Dan: I think in some cases we actually do try to put concrete weights on each study. We don't want to confuse a study that’s just happening in the same country, or something like that, [with one that’s highly relevant]. If there's a study conducted in a different country, but we think that the steps in the causal chain are going to operate exactly the same because there's no real massive difference in the contextual factors, then we wouldn't massively downweight that study simply because it's conducted in a different context.
In terms of having a lot of different studies, if each of them has a little bit of weight, then that's going to drive some weight away from [a single] study that we think is very, very directly relevant.
But [overall], I think we just take it on a case-by-case basis and try, in some instances, to concretely place different weights on each study in some informal meta-analysis. And that involves thinking through each of the steps and what “similarity” really means — what specific local conditions need to be the same for [us to deem] a study as having a similar context.

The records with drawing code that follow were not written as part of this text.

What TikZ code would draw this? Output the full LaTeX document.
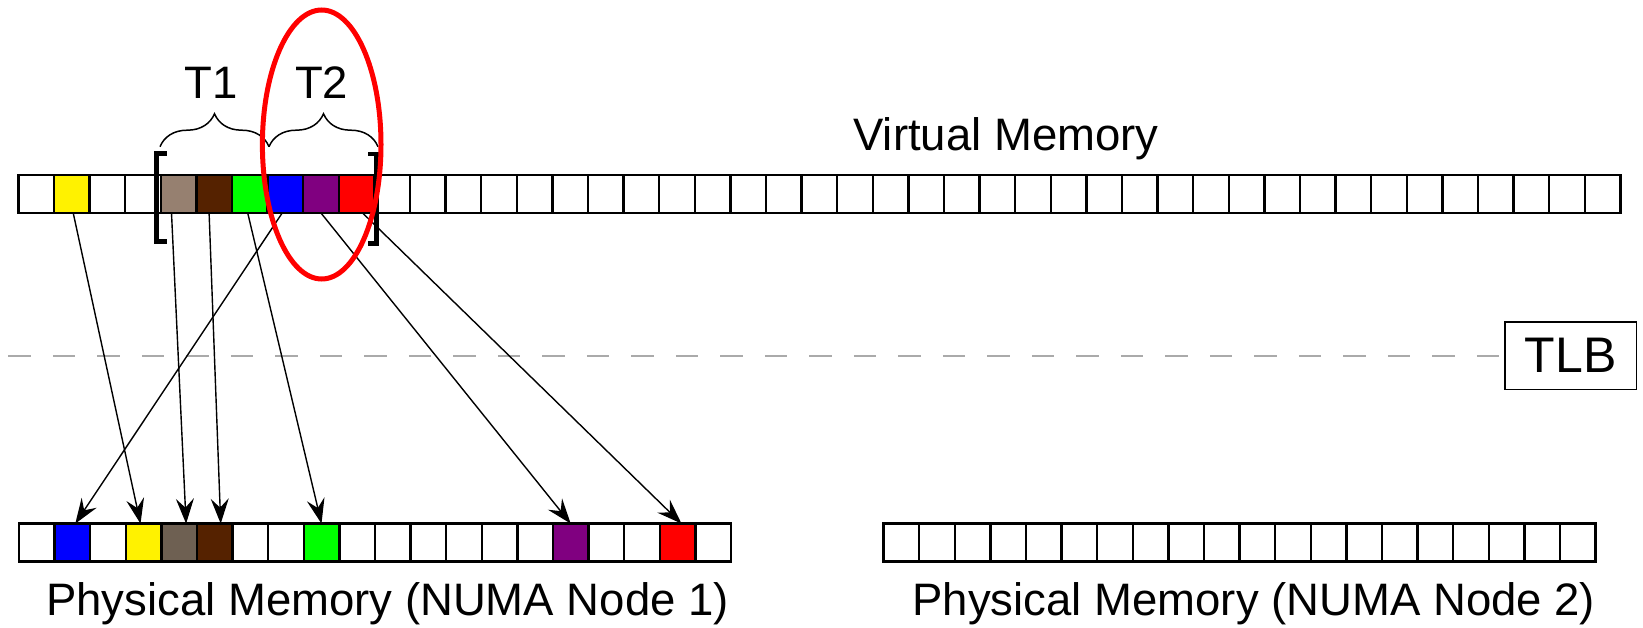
\documentclass[tikz,border=0pt]{standalone}
\usepackage{fontspec}
\setmainfont{Liberation Sans}
\usetikzlibrary{arrows.meta}
\usetikzlibrary{decorations.pathreplacing}
\definecolor{pagetan}{RGB}{150,128,112}
\definecolor{frametan}{RGB}{110,96,82}
\definecolor{pagebrown}{RGB}{85,34,0}
\definecolor{pagegreen}{RGB}{0,255,0}
\definecolor{pagepurple}{RGB}{128,0,128}
\definecolor{tlbgray}{RGB}{170,170,170}

\begin{document}
\begin{tikzpicture}[x=1pt,y=-1pt,
  cell/.style={draw,line width=2.4pt,minimum width=35.6pt,minimum height=38pt,inner sep=0pt,outer sep=0pt},
  mapto/.style={-{Stealth[length=25pt,width=18pt,inset=9pt]},line width=1.4pt},
  memlabel/.style={font=\fontsize{45.5}{50}\selectfont,anchor=base,inner sep=0pt}]
 \useasboundingbox (0,0) rectangle (1643,628);
 \foreach \i in {0,...,44} \node[cell] (v\i) at (36.1+35.6*\i,193.9) {};
 \foreach \i in {0,...,19} \node[cell] (p\i) at (36.7+35.6*\i,542.6) {};
 \foreach \i in {0,...,19} \node[cell] (q\i) at (901.3+35.6*\i,542.6) {};
 \foreach \i/\c in {1/yellow,4/pagetan,5/pagebrown,6/pagegreen,7/blue,8/pagepurple,9/red}
   \node[cell,fill=\c] at (v\i) {};
 \foreach \i/\c in {1/blue,3/yellow,4/frametan,5/pagebrown,8/pagegreen,15/pagepurple,18/red}
   \node[cell,fill=\c] at (p\i) {};
 \draw[line width=4.5pt] (166.7,153.3) -- (156.7,153.3) -- (156.7,241.7) -- (166.7,241.7);
 \draw[line width=4.5pt] (368.3,154) -- (376.7,154) -- (376.7,243.3) -- (368.3,243.3);
 \draw[line width=1.5pt,decorate,decoration={brace,amplitude=33pt}] (160,146.7) -- (269,146.7);
 \draw[line width=1.5pt,decorate,decoration={brace,amplitude=33pt}] (269,146.7) -- (378,146.7);
 \node[memlabel] (t1) at (211,99) {T1};
 \node[memlabel] (t2) at (321.7,99) {T2};
 \node[memlabel] (vmem) at (1006,150.7) {Virtual Memory};
 \node[memlabel] (pmem1) at (387.5,615) {Physical Memory (NUMA Node 1)};
 \node[memlabel] (pmem2) at (1253.8,615) {Physical Memory (NUMA Node 2)};
 \node[draw,line width=1.5pt,minimum width=131.5pt,minimum height=67.5pt,inner sep=0pt,
   font=\fontsize{50}{55}\selectfont] (tlb) at (1570.5,355.5) {TLB};
 \coordinate (tlbstart) at (8.3,355.5);
 \draw[tlbgray,line width=2pt,dash pattern=on 22.2pt off 22.3pt] (tlbstart) -- (tlb.west);
 \draw[mapto] ([xshift=1.5pt]v1.south) -- ([xshift=-3pt]p3.north);
 \draw[mapto] ([xshift=-7pt]v4.south) -- ([xshift=7pt]p4.north);
 \draw[mapto] ([xshift=-5pt]v5.south) -- ([xshift=6pt]p5.north);
 \draw[mapto] ([xshift=-2pt]v6.south) -- (p8.north);
 \draw[mapto] ([xshift=-3pt]v7.south) -- ([xshift=3pt]p1.north);
 \draw[mapto] (v8.south) -- (p15.north);
 \draw[mapto] ([xshift=6pt]v9.south) -- ([xshift=4pt]p18.north);
 \draw[red,line width=5pt] (321.7,144.5) ellipse [x radius=59.3pt,y radius=134.5pt];
\end{tikzpicture}
\end{document}
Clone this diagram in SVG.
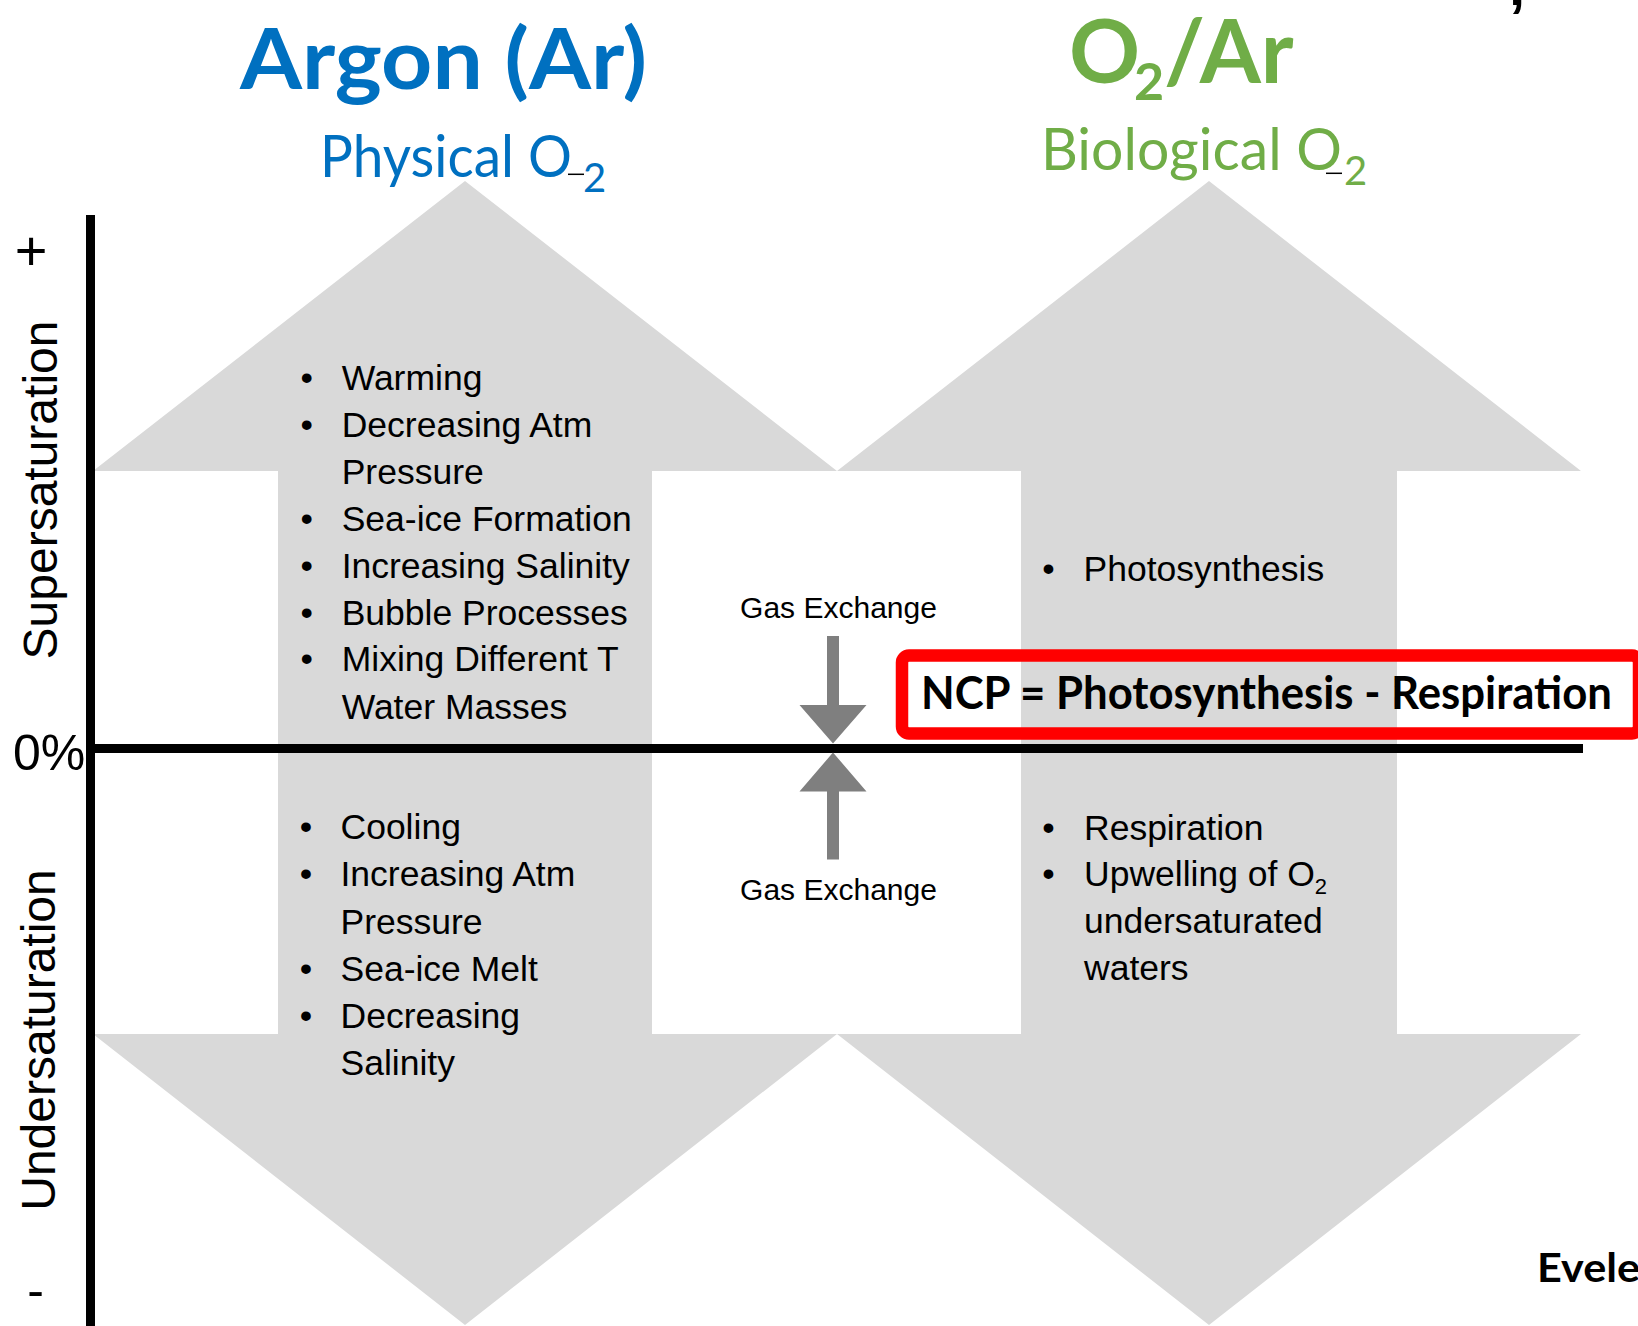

Nathan: We're a little bit over time already, so this will have to be the last question. When you identify these issues that seem to imply changes, I assume they're normally in the “less effective” direction. You did note one that was moving things toward “more effective.” [In cases like that,] do you then go back and talk to the original study authors and communicate what you found? Has that been a fruitful collaboration for you?
Dan: That's not something we've done so far. It seems like something that maybe we should do a bit more in future, but certainly in the projects that I've worked on, [we haven’t] so far. So that's a good piece of advice.
Nathan: Good question. Well, it is always a lesson in epistemic humility when we talk to folks from GiveWell. You do great work and think very deeply, so thank you for that.